Huawei and China Mobile Hubei Complete Commercial Network Verification of AI Inference Acceleration

2026-06-29 10:47

Favorite

en.Wedoany.com Reported - Huawei, in collaboration with China Mobile Hubei, has completed the first commercial network verification of an AI Inference Acceleration Solution in China's telecommunications industry. The achievement was announced at the 2026 Mobile World Congress Shanghai (MWC Shanghai 2026), held from June 24 to 26 at the Shanghai New International Expo Centre (SNIEC), Hall N1.

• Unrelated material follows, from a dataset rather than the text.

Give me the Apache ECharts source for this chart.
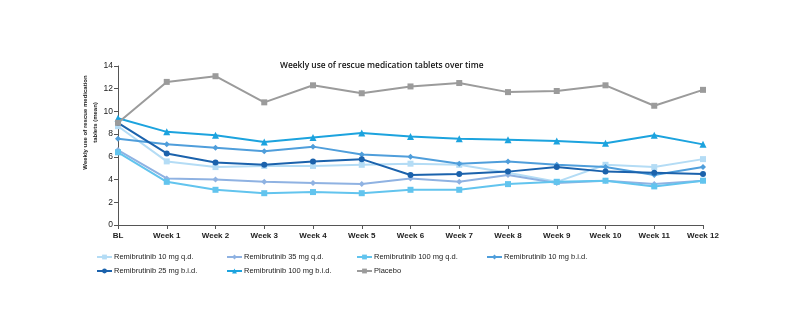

Panoramic view of Huawei at MWC Shanghai 2026

As AI applications evolve toward agent-based models, scenarios requiring long-context processing, such as code generation and multi-turn dialogues, are becoming increasingly common. However, limited on-chip memory and DRAM capacity reduce the hit rate of KV cache (Key-Value cache), impacting inference performance.

Huawei's solution is built around the OceanStor A800 storage, the Ascend A3 SuperPOD, and the Unified Cache Manager (UCM) launched in 2025. UCM leverages external high-performance storage to achieve PB-level KV caching, overcoming the limitations of on-chip memory and DRAM capacity. The system manages and schedules KV cache hierarchically throughout its lifecycle, extending the context window for single dialogues and reusing historical KV cache in multi-turn dialogues to eliminate redundant computations and reduce inference costs.

The verification was conducted in China Mobile Hubei's commercial network environment, using the vLLM-Ascend framework to test models such as MiniMax M2.5 and GLM-5.1, simulating long-sequence inputs ranging from 8K to 190K tokens. For the GLM-5.1 model, the Time To First Token (TTFT) improved by 51% to 93%, and the Tokens Per Second (TPS) per NPU increased by 56% to 372%. By sequence length, TPS improved by 313% at 64K and 372% at 128K. For the MiniMax M2.5 model, after applying UCM, TTFT improved by 26% to 62%, and TPS increased by 58% at 64K and 78% at 128K. The acceleration effect of the solution becomes more pronounced as context length increases.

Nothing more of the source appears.